(Records)
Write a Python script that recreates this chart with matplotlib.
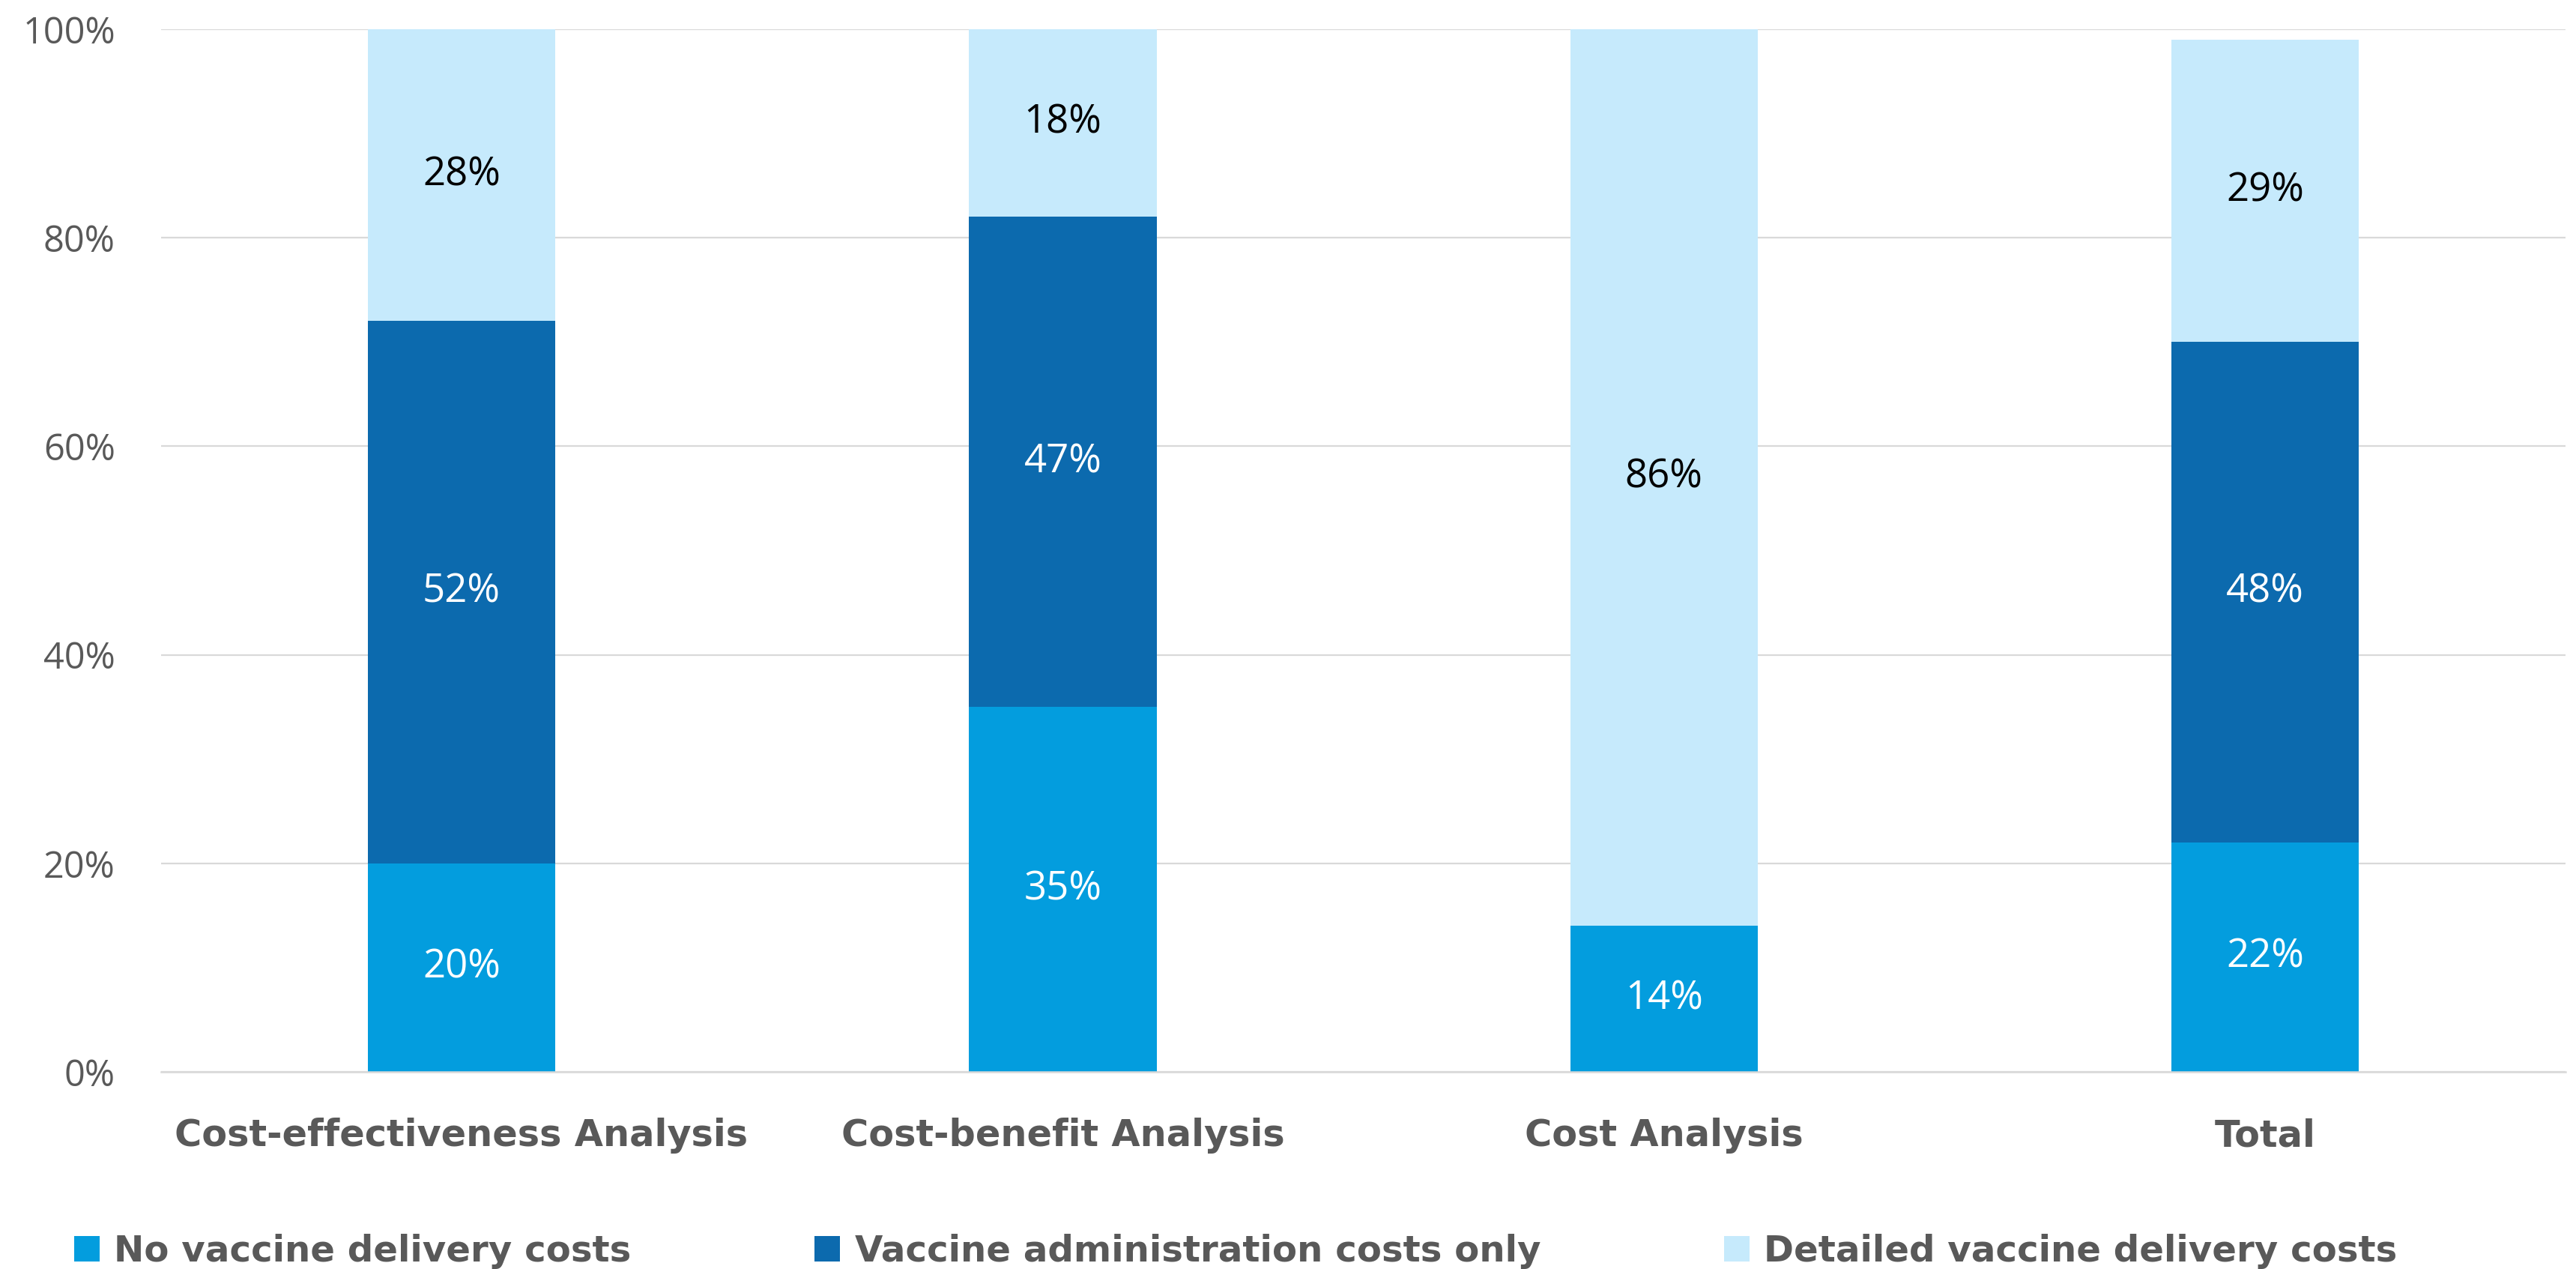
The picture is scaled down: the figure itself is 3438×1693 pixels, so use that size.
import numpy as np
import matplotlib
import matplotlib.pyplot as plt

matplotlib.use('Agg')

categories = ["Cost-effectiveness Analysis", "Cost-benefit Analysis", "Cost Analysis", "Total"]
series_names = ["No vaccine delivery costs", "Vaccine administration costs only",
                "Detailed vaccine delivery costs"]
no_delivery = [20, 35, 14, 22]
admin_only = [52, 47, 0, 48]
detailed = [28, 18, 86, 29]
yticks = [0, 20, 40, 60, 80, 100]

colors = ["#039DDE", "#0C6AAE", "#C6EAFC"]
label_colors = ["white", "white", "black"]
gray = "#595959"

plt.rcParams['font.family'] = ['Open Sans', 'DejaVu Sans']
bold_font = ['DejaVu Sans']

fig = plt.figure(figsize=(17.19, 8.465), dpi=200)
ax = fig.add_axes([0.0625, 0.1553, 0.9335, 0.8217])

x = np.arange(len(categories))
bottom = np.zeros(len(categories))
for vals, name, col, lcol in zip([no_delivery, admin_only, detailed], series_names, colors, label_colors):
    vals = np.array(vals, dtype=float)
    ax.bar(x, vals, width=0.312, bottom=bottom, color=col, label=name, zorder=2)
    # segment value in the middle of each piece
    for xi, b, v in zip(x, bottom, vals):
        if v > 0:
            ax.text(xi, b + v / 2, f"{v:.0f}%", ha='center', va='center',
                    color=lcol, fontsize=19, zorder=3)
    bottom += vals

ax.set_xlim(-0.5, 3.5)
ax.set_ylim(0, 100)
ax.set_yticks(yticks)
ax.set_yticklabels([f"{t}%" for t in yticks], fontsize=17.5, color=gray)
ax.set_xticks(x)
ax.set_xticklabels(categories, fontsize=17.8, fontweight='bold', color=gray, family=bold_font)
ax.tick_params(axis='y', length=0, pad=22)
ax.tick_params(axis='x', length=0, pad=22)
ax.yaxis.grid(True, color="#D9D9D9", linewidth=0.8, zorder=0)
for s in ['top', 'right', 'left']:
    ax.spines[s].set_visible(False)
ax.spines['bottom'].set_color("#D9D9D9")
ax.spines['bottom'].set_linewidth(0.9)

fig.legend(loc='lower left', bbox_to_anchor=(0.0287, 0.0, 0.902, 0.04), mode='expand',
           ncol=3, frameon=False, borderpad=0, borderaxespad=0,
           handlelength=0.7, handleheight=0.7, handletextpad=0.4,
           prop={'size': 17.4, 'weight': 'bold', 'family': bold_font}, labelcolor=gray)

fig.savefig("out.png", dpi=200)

---

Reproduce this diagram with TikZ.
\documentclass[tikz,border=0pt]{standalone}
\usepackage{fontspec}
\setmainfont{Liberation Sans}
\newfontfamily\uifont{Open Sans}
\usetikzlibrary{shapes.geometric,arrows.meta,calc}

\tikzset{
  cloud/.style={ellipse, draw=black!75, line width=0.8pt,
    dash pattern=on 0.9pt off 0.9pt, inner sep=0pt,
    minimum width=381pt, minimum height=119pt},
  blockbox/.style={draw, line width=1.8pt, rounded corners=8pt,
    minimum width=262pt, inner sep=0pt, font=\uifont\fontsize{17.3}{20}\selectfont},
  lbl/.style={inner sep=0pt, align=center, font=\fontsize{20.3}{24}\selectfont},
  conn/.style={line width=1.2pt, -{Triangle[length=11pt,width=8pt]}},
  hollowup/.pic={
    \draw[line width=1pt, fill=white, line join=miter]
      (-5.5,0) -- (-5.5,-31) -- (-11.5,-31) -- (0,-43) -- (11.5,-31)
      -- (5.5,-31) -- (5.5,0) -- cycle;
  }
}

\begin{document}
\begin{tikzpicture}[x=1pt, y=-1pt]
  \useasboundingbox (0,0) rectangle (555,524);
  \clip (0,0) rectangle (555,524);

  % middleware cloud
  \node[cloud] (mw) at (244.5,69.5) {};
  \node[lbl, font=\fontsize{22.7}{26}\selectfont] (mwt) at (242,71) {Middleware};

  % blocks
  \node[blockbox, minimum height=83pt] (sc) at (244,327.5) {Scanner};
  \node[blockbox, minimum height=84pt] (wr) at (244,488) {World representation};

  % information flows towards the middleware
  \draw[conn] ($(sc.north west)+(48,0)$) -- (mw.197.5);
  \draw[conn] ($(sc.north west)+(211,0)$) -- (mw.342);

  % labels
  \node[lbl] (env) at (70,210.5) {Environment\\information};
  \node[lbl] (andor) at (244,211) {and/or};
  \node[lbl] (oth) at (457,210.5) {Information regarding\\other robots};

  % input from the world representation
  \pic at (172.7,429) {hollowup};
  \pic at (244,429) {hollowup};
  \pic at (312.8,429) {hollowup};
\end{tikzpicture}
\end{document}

--

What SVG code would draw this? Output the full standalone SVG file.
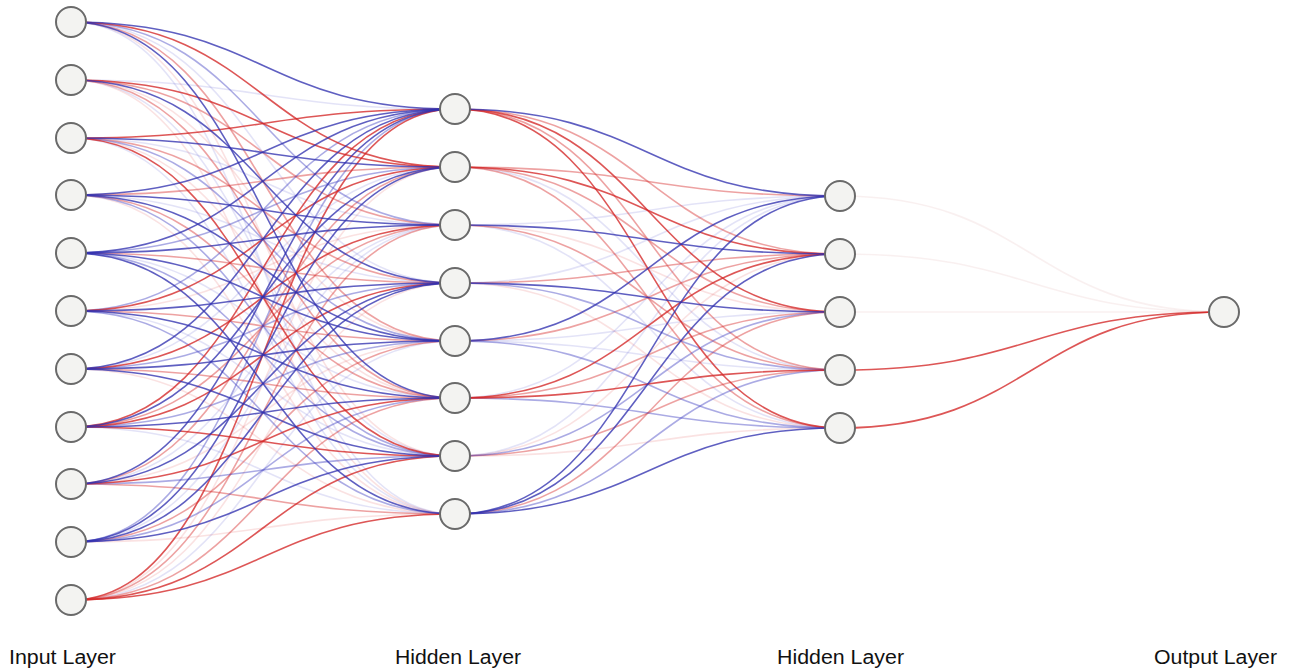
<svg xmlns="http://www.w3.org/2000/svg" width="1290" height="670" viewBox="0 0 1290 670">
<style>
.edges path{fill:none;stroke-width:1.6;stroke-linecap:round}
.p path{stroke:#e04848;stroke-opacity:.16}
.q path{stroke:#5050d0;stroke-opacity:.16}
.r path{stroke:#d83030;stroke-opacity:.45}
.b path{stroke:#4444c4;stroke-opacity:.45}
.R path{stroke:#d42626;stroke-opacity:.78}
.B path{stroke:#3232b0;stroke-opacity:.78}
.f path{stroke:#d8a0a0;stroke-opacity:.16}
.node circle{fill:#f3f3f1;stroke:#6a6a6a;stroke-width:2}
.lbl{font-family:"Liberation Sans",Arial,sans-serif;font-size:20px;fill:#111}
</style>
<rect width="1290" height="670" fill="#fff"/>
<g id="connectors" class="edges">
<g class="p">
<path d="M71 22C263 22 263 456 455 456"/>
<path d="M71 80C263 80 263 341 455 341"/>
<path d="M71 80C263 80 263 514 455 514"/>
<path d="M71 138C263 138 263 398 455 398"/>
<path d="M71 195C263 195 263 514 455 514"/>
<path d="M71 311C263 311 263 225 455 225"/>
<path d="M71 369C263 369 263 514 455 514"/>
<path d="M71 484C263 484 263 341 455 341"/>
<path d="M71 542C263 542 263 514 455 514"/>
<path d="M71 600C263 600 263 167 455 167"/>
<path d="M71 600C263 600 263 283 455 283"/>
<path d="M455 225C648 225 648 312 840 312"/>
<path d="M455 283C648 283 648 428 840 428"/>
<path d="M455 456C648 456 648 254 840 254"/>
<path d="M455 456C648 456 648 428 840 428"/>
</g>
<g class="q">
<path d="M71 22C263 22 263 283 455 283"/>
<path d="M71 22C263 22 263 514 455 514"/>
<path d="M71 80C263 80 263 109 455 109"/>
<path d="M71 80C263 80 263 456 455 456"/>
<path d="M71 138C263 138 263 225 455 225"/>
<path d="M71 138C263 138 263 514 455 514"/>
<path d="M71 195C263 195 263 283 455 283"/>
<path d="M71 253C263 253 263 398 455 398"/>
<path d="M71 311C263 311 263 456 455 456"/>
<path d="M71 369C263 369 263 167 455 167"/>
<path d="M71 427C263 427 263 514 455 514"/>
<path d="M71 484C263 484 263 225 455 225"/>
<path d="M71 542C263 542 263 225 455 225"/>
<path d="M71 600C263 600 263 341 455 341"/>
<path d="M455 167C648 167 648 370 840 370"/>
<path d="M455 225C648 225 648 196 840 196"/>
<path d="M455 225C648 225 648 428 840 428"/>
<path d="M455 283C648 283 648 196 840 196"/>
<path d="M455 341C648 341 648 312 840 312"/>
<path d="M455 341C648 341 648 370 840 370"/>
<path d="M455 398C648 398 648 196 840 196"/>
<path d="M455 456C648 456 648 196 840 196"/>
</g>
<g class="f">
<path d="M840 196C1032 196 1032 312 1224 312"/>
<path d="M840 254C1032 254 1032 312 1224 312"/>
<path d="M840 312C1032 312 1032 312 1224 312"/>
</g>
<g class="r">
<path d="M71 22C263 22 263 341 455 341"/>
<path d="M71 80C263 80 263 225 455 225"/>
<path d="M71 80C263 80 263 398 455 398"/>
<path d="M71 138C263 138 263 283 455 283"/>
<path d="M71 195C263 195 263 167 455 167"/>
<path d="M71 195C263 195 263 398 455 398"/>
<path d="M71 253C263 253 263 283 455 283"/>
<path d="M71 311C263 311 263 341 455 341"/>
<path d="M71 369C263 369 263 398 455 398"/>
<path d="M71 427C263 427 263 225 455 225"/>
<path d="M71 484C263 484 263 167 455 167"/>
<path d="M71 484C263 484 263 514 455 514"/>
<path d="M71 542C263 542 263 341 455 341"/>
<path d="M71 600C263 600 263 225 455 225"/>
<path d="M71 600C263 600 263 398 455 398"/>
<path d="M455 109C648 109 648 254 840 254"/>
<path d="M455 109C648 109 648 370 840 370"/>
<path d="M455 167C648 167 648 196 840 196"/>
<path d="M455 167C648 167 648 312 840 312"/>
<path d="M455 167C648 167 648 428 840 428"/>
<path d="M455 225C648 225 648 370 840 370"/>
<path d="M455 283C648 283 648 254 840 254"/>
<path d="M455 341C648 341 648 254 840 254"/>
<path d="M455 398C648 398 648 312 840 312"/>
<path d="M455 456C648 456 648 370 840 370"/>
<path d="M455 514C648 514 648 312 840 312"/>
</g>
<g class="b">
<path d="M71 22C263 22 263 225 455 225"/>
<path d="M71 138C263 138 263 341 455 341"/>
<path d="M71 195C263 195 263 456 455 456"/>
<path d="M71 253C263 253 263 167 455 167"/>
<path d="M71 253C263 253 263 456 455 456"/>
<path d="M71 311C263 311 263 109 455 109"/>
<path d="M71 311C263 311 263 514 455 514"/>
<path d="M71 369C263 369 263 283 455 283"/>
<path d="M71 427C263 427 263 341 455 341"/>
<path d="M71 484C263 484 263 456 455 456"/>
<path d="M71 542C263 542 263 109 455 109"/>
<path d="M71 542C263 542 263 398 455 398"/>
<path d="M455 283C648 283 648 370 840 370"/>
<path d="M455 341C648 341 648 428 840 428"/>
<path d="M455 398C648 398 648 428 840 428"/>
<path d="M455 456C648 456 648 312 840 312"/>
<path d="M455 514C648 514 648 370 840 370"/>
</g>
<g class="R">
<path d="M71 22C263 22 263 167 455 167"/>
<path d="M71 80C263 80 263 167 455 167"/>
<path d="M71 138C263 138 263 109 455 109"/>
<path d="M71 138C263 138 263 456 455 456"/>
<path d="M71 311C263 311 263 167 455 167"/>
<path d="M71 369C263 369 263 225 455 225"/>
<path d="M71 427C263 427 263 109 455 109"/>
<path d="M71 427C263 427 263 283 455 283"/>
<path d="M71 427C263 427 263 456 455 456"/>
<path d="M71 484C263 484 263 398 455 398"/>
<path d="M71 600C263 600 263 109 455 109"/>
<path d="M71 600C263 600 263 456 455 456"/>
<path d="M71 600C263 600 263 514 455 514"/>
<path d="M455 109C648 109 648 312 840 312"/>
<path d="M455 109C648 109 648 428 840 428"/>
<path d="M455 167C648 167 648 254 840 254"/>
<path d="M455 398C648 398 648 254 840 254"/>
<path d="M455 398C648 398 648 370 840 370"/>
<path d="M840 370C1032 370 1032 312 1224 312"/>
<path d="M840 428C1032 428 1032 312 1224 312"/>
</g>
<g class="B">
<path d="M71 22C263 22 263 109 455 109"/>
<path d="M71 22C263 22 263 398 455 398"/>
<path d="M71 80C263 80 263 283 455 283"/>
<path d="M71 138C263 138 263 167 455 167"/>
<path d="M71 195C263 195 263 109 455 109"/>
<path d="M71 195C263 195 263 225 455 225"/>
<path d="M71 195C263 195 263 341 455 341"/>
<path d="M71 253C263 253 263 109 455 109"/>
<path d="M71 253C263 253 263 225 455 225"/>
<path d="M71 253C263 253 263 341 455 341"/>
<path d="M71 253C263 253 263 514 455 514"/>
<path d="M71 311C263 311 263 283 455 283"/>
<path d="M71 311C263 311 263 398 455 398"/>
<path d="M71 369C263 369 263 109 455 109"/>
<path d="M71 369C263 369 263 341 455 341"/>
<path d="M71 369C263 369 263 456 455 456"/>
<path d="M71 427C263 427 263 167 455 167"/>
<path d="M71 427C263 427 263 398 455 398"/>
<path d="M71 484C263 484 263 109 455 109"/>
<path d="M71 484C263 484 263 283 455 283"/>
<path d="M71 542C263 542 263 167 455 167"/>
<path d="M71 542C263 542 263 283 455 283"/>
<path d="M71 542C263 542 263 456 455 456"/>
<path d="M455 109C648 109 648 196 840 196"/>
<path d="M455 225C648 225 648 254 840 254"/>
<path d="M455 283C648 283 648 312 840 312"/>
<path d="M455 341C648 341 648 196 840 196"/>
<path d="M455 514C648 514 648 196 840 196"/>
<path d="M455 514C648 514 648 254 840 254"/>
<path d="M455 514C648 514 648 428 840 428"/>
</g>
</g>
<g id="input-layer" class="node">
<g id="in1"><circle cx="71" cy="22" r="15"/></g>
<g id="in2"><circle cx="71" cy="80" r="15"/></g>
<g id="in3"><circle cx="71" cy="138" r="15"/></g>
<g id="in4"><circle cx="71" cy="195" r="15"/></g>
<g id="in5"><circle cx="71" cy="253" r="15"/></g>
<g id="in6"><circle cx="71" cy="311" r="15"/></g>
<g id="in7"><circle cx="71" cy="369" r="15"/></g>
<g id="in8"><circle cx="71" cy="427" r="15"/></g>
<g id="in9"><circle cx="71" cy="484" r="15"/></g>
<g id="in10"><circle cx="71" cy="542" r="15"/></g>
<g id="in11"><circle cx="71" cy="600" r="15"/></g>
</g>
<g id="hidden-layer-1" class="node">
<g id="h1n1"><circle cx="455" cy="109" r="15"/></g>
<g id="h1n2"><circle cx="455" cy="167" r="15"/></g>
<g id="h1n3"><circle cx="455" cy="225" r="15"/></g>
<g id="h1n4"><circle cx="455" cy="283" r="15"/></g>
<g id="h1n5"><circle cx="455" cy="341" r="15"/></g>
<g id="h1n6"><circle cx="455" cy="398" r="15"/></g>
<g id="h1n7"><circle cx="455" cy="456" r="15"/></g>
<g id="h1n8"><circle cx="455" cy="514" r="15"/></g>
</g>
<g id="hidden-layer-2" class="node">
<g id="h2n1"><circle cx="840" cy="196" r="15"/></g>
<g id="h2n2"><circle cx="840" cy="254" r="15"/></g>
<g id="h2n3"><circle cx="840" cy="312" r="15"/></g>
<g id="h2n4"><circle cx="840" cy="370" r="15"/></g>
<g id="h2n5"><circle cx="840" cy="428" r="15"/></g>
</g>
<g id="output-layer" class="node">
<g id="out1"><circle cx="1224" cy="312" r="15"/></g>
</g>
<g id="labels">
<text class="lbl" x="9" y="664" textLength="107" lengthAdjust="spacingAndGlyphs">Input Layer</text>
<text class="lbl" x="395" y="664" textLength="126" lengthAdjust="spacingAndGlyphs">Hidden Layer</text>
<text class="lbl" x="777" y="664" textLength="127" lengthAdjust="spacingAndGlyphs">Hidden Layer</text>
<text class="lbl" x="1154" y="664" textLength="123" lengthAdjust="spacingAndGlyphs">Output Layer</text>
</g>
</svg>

• [Task details]
Exactly and only the lines from the line with "Write a Python" to the line with "ax.spines['bottom'].set_linewidth(0.9)", both ends included, should be echoed. Do not carry over the pictures.

• [Reply to the exercise]
Write a Python script that recreates this chart with matplotlib.
The picture is scaled down: the figure itself is 3438×1693 pixels, so use that size.
import numpy as np
import matplotlib
import matplotlib.pyplot as plt

matplotlib.use('Agg')

categories = ["Cost-effectiveness Analysis", "Cost-benefit Analysis", "Cost Analysis", "Total"]
series_names = ["No vaccine delivery costs", "Vaccine administration costs only",
                "Detailed vaccine delivery costs"]
no_delivery = [20, 35, 14, 22]
admin_only = [52, 47, 0, 48]
detailed = [28, 18, 86, 29]
yticks = [0, 20, 40, 60, 80, 100]

colors = ["#039DDE", "#0C6AAE", "#C6EAFC"]
label_colors = ["white", "white", "black"]
gray = "#595959"

plt.rcParams['font.family'] = ['Open Sans', 'DejaVu Sans']
bold_font = ['DejaVu Sans']

fig = plt.figure(figsize=(17.19, 8.465), dpi=200)
ax = fig.add_axes([0.0625, 0.1553, 0.9335, 0.8217])

x = np.arange(len(categories))
bottom = np.zeros(len(categories))
for vals, name, col, lcol in zip([no_delivery, admin_only, detailed], series_names, colors, label_colors):
    vals = np.array(vals, dtype=float)
    ax.bar(x, vals, width=0.312, bottom=bottom, color=col, label=name, zorder=2)
    # segment value in the middle of each piece
    for xi, b, v in zip(x, bottom, vals):
        if v > 0:
            ax.text(xi, b + v / 2, f"{v:.0f}%", ha='center', va='center',
                    color=lcol, fontsize=19, zorder=3)
    bottom += vals

ax.set_xlim(-0.5, 3.5)
ax.set_ylim(0, 100)
ax.set_yticks(yticks)
ax.set_yticklabels([f"{t}%" for t in yticks], fontsize=17.5, color=gray)
ax.set_xticks(x)
ax.set_xticklabels(categories, fontsize=17.8, fontweight='bold', color=gray, family=bold_font)
ax.tick_params(axis='y', length=0, pad=22)
ax.tick_params(axis='x', length=0, pad=22)
ax.yaxis.grid(True, color="#D9D9D9", linewidth=0.8, zorder=0)
for s in ['top', 'right', 'left']:
    ax.spines[s].set_visible(False)
ax.spines['bottom'].set_color("#D9D9D9")
ax.spines['bottom'].set_linewidth(0.9)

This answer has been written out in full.